Friday, October 2, 2015

So much partying.

I've gone to at least 12 EDM events this year, excluding tour shows and club events (these are even more numerous); I have two major events left this year, Escape So Cal and Give Thanks. Because I am adamant about paying off my car and cutting back on the partying next year, I'm trying to figure out which events I'll let myself go to in 2016.

So far, I've decided on:
January: Dreamstate SF
September: Beyond Wonderland Bay Area
December: Snowglobe or Decadence CO

This upcoming NYE (3 months away!), I'm gonna do something low-key. I just want a change in pace. Also need to start cutting back, so NYE will be a good starting point. Maybe...

Anyway, back to 2016. I've bought my ticket for EDC's 20th anniversary. So have many members of my rave fam. I'm not sure I want to go. But it is the 20th anniversary. Also the first EDC for quite a few friends. But I also have that stipulation that I wouldn't go unless I was dating someone who wanted to go; I don't think I'll be dating anyone who wants to go haha. What to do? Do I really want to go to Las Vegas a third time? No, not really. But EDC with the whole rave fam... One more time could be worth it.

I also want to go to Electric Forest in Michigan, which is basically right after EDC. It could be an either or situation. Or I could say "screw it" and go to both. I just want to attend a festival outside of California and Nevada haha. Preferably somewhere cooler. I mean, how awesome would it be to dance in the cold? I have no idea, but I want to know. I also just wanna know what it's like to dance in a more natural, green environment instead of a paved dust bowl XD haha.

If I somehow am convinced to go to EDC again, I might try to marathon through to Electric Forest. Depends on how I budget and plan things and how my job situation goes. I could also put off Electric Forest one more year. But if I end up skipping EDC, I think I will definitely be found in the forest in June.


Why am I cutting back? I dunno. I've been going out way too much; it doesn't feel normal to stay in on the weekends anymore, and that's pretty scary. I also want to save money and energy to pay off my car and do other interesting things. I want to find new hobbies. I'm also getting a little bored because these events are almost starting to feel routine; cutting back would probably make these events feel more special again. I'm feeling a little more and more out of place every time I go to an event because I still don't really make new friends. And the body pains are getting worse every time I dance; I used to be able to dance for at least five hours before the back and knee pain set in, but now I barely last an hour or two.

I'd also like to know I have self-control haha. When I say I will or will not do something, I want to keep my word. Really, I just want to have fun doing other things. Free up my weekends to do things I've been wanting to do. Bucket list has been neglected. Must go skydiving and shooting at a range. Want to catch up with a lot of friends.

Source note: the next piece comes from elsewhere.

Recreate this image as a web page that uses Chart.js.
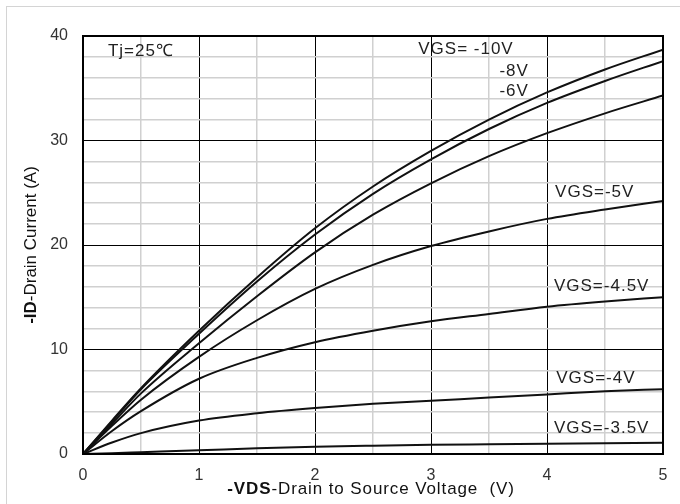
<!DOCTYPE html>
<html>
<head>
<meta charset="utf-8">
<script src="https://cdn.jsdelivr.net/npm/chart.js@4/dist/chart.umd.min.js"></script>
<style>
  html, body { margin: 0; padding: 0; background: #fff; }
  #wrap { width: 680px; height: 504px; position: relative; }
</style>
</head>
<body>
<div id="wrap"><canvas id="idChart" width="680" height="504"></canvas></div>
<script>
// -VDS sample points (V)
const vds = [0, 0.25, 0.5, 1, 1.5, 2, 2.5, 3, 3.5, 4, 4.5, 5];

// -ID (A), one list per gate voltage
const id10 = [0, 3.2, 6.3, 11.8, 16.9, 21.6, 25.6, 29.0, 32.0, 34.6, 36.8, 38.7];
const id8 = [0, 3.1, 6.2, 11.5, 16.5, 21.0, 24.9, 28.2, 31.1, 33.6, 35.7, 37.6];
const id6 = [0, 2.9, 5.8, 10.6, 15.1, 19.3, 22.9, 25.9, 28.5, 30.7, 32.6, 34.3];
const id5 = [0, 2.7, 5.2, 9.3, 12.8, 15.8, 18.1, 19.9, 21.3, 22.5, 23.4, 24.2];
const id45 = [0, 2.2, 4.1, 7.2, 9.2, 10.7, 11.8, 12.7, 13.4, 14.1, 14.6, 15.0];
const id4 = [0, 1.1, 2.0, 3.2, 3.9, 4.4, 4.8, 5.1, 5.4, 5.7, 6.0, 6.2];
const id35 = [0, 0.08, 0.17, 0.35, 0.55, 0.7, 0.8, 0.88, 0.93, 0.98, 1.03, 1.08];

const xTicks = [0, 1, 2, 3, 4, 5];
const yTicks = [0, 10, 20, 30, 40];

// text labels placed in data coordinates (left edge, vertical centre)
const noteText = ["Tj=25\u2103", "VGS= -10V", "-8V", "-6V", "VGS=-5V", "VGS=-4.5V", "VGS=-4V", "VGS=-3.5V"];
const noteX = [0.215, 2.89, 3.59, 3.59, 4.07, 4.06, 4.08, 4.06];
const noteY = [38.5, 38.75, 36.65, 34.75, 25.05, 16.0, 7.2, 2.5];

const series = [id10, id8, id6, id5, id45, id4, id35];

const FONT = "'Liberation Sans', Arial, sans-serif";

function drawMixed(ctx, parts, x, y, spacing) {
  // parts: [[text, bold], ...] centred on x,y
  ctx.letterSpacing = spacing;
  let total = 0;
  parts.forEach(p => {
    ctx.font = (p[1] ? "bold " : "") + "17px " + FONT;
    total += ctx.measureText(p[0]).width;
  });
  let cx = x - total / 2;
  ctx.textAlign = "left";
  ctx.textBaseline = "middle";
  parts.forEach(p => {
    ctx.font = (p[1] ? "bold " : "") + "17px " + FONT;
    ctx.fillText(p[0], cx, y);
    cx += ctx.measureText(p[0]).width;
  });
  ctx.letterSpacing = "0px";
}

const extras = {
  id: "extras",
  beforeDraw(chart) {
    const ctx = chart.ctx;
    ctx.save();
    ctx.fillStyle = "#fff";
    ctx.fillRect(0, 0, chart.width, chart.height);
    ctx.strokeStyle = "#d4d4d4";
    ctx.lineWidth = 1;
    ctx.strokeRect(6.5, 6.5, 700, 520);
    ctx.restore();
  },
  afterDraw(chart) {
    const ctx = chart.ctx;
    const a = chart.chartArea;
    const xs = chart.scales.x, ys = chart.scales.y;
    ctx.save();
    // plot frame
    ctx.strokeStyle = "#000";
    ctx.lineWidth = 2;
    ctx.strokeRect(a.left, a.top, a.right - a.left, a.bottom - a.top);

    // notes
    ctx.fillStyle = "#222";
    ctx.font = "17px " + FONT;
    ctx.letterSpacing = "1px";
    ctx.textAlign = "left";
    ctx.textBaseline = "middle";
    noteText.forEach((t, i) => {
      ctx.fillText(t, xs.getPixelForValue(noteX[i]), ys.getPixelForValue(noteY[i]));
    });
    ctx.letterSpacing = "0px";

    // axis titles
    ctx.fillStyle = "#111";
    drawMixed(ctx, [["-VDS", true], ["-Drain to Source Voltage  (V)", false]], 371, 489, "0.9px");
    ctx.translate(31, 245);
    ctx.rotate(-Math.PI / 2);
    drawMixed(ctx, [["-ID", true], ["-Drain Current (A)", false]], 0, 0, "0px");
    ctx.restore();
  }
};

new Chart(document.getElementById("idChart").getContext("2d"), {
  type: "line",
  data: {
    datasets: series.map(s => ({
      data: s.map((v, i) => ({ x: vds[i], y: v })),
      borderColor: "#111",
      borderWidth: 2,
      pointRadius: 0,
      cubicInterpolationMode: "monotone",
      fill: false
    }))
  },
  options: {
    responsive: false,
    animation: false,
    layout: { padding: { left: 0, top: 36, right: 17, bottom: 0 } },
    plugins: { legend: { display: false }, tooltip: { enabled: false } },
    scales: {
      x: {
        type: "linear",
        min: 0,
        max: 5,
        afterFit: s => { s.height = 50; },
        border: { display: false },
        grid: {
          drawTicks: false,
          color: c => (xTicks.includes(c.tick.value) ? "#000" : "#d0d0d0"),
          lineWidth: c => (xTicks.includes(c.tick.value) ? 1 : 1.5)
        },
        ticks: {
          stepSize: 0.5,
          padding: 12,
          color: "#333",
          font: { family: FONT, size: 16 },
          maxRotation: 0,
          autoSkip: false,
          callback: v => (xTicks.includes(v) ? String(v) : "")
        }
      },
      y: {
        min: 0,
        max: 40,
        afterFit: s => { s.width = 83; },
        border: { display: false },
        grid: {
          drawTicks: false,
          color: c => (yTicks.includes(c.tick.value) ? "#000" : "#d0d0d0"),
          lineWidth: c => (yTicks.includes(c.tick.value) ? 1 : 1.5)
        },
        ticks: {
          stepSize: 2,
          padding: 15,
          color: "#333",
          font: { family: FONT, size: 16 },
          autoSkip: false,
          callback: v => (yTicks.includes(v) ? String(v) : "")
        }
      }
    }
  },
  plugins: [extras]
});
</script>
</body>
</html>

I also need to learn how to not feel like I'm missing out on things when I don't attend events with my friends. I have to remind myself that I'm not being left behind. I'm just opting to not go.

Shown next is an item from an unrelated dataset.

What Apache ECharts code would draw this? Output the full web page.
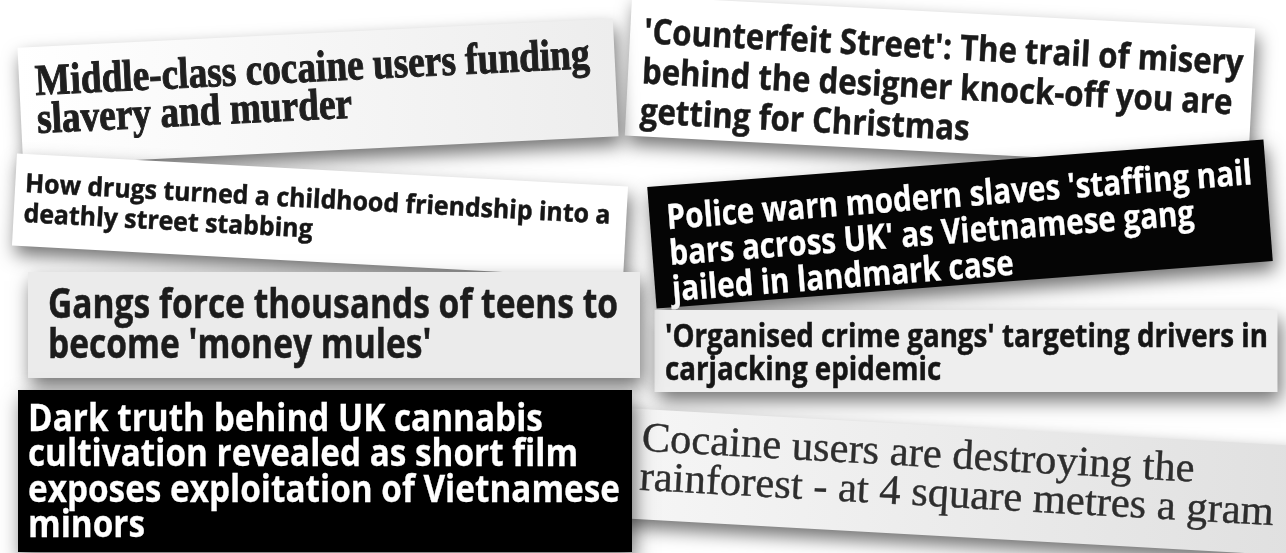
<!DOCTYPE html>
<html><head><meta charset="utf-8">
<script src="https://cdn.jsdelivr.net/npm/echarts@6/dist/echarts.min.js"></script>
<style>html,body{margin:0;padding:0;background:#fff;}#c{width:1286px;height:553px;}</style>
</head><body><div id="c"></div>
<script>
// Headline texts (one array per clipping, one entry per printed line)
const counterfeitLines = ["'Counterfeit Street': The trail of misery", "behind the designer knock-off you are", "getting for Christmas"];
const middleClassLines = ["Middle-class cocaine users funding", "slavery and murder"];
const drugsLines = ["How drugs turned a childhood friendship into a", "deathly street stabbing"];
const policeLines = ["Police warn modern slaves 'staffing nail", "bars across UK' as Vietnamese gang", "jailed in landmark case"];
const carjackLines = ["'Organised crime gangs' targeting drivers in", "carjacking epidemic"];
const gangsLines = ["Gangs force thousands of teens to", "become 'money mules'"];
const rainforestLines = ["Cocaine users are destroying the", "rainforest - at 4 square metres a gram"];
const cannabisLines = ["Dark truth behind UK cannabis", "cultivation revealed as short film", "exposes exploitation of Vietnamese", "minors"];

// Layout / style of each clipping (drawing order = stacking order)
const clippings = [
  {lines: counterfeitLines, cx: 940, cy: 82, w: 624, h: 140, rot: -3.0, fill: '#ffffff', color: '#1a1a1a', family: "'Open Sans'", weight: 700, size: 35, lh: 40, textX: -298, base: -22, textWidth: 600, bold: 0.5},
  {lines: middleClassLines, cx: 318, cy: 92, w: 596, h: 118, rot: 2.8, fill: ['#ffffff', '#ededed'], color: '#1f1f1f', family: "'Liberation Serif'", weight: 700, size: 44, lh: 38, textX: -282, base: -8, textWidth: 555, bold: 1.0},
  {lines: drugsLines, cx: 320, cy: 216, w: 612, h: 92, rot: -3.1, fill: '#ffffff', color: '#161616', family: "'Open Sans'", weight: 700, size: 26, lh: 30, textX: -296, base: -7, textWidth: 586, bold: 0.5},
  {lines: policeLines, cx: 960, cy: 224, w: 618, h: 122, rot: 4.4, fill: '#050505', color: '#ffffff', family: "'Open Sans'", weight: 700, size: 35, lh: 36, textX: -292, base: -16, textWidth: 587, bold: 0.3},
  {lines: carjackLines, cx: 966, cy: 351, w: 623, h: 82, rot: 0, fill: '#eeeeee', color: '#151515', family: "'Open Sans'", weight: 700, size: 33, lh: 33, textX: -301, base: -3, textWidth: 603, bold: 0.5},
  {lines: gangsLines, cx: 334, cy: 325, w: 612, h: 106, rot: 0, fill: '#ebebeb', color: '#1c1c1c', family: "'Open Sans'", weight: 700, size: 41, lh: 40, textX: -286, base: -6, textWidth: 570, bold: 0.5},
  {lines: rainforestLines, cx: 960, cy: 482, w: 680, h: 110, rot: -3.2, fill: ['#f6f6f6', '#e0e0e0'], color: '#2e2e2e', family: "'Liberation Serif'", weight: 400, size: 42, lh: 39, textX: -320, base: -11, textWidth: 635, bold: 0.4},
  {lines: cannabisLines, cx: 325, cy: 471, w: 614, h: 162, rot: 0, fill: '#000000', color: '#ffffff', family: "'Open Sans'", weight: 700, size: 38, lh: 35.5, textX: -297, base: -39, textWidth: 592, bold: 0.3}
];

const measureCtx = document.createElement('canvas').getContext('2d');

function buildClipping(c) {
  const font = c.weight + ' ' + c.size + 'px ' + c.family;
  measureCtx.font = font;
  let maxW = 0;
  c.lines.forEach(function (l) { maxW = Math.max(maxW, measureCtx.measureText(l).width); });
  const sx = c.textWidth / maxW;
  const fill = Array.isArray(c.fill)
    ? new echarts.graphic.LinearGradient(0, 0, 1, 0, [{offset: 0, color: c.fill[0]}, {offset: 1, color: c.fill[1]}])
    : c.fill;
  const children = [{
    type: 'rect',
    shape: {x: -c.w / 2, y: -c.h / 2, width: c.w, height: c.h},
    style: {fill: fill, shadowBlur: 18, shadowColor: 'rgba(0,0,0,0.55)', shadowOffsetX: 3, shadowOffsetY: 9}
  }];
  c.lines.forEach(function (l, i) {
    children.push({
      type: 'text',
      x: c.textX,
      y: c.base + i * c.lh - 0.32 * c.size,
      scaleX: sx,
      style: {text: l, font: font, fill: c.color, stroke: c.color, lineWidth: c.bold, verticalAlign: 'middle', align: 'left'}
    });
  });
  return {type: 'group', x: c.cx, y: c.cy, rotation: c.rot * Math.PI / 180, children: children};
}

const chart = echarts.init(document.getElementById('c'), null, {renderer: 'canvas'});
chart.setOption({
  backgroundColor: '#ffffff',
  animation: false,
  graphic: {elements: clippings.map(buildClipping)}
});
</script>
</body></html>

I know I'm not the same person I was two years ago. I'm a party animal :P But I kinda feel like becoming a non-party animal again, except not. I think I want my default state to be homebody; party animal should be an optional state. It would definitely save me money and energy. Ugh. Energy. I don't recharge as quickly as I used to. I'm getting old.

I just simply want to enjoy life and what it has to offer. I suppose, at the moment, I am conflicted about what part of life I should enjoy. I feel like I've enjoyed enough partying over the past two years. Time to tone it down and enjoy some other facet of life? We'll see what happens.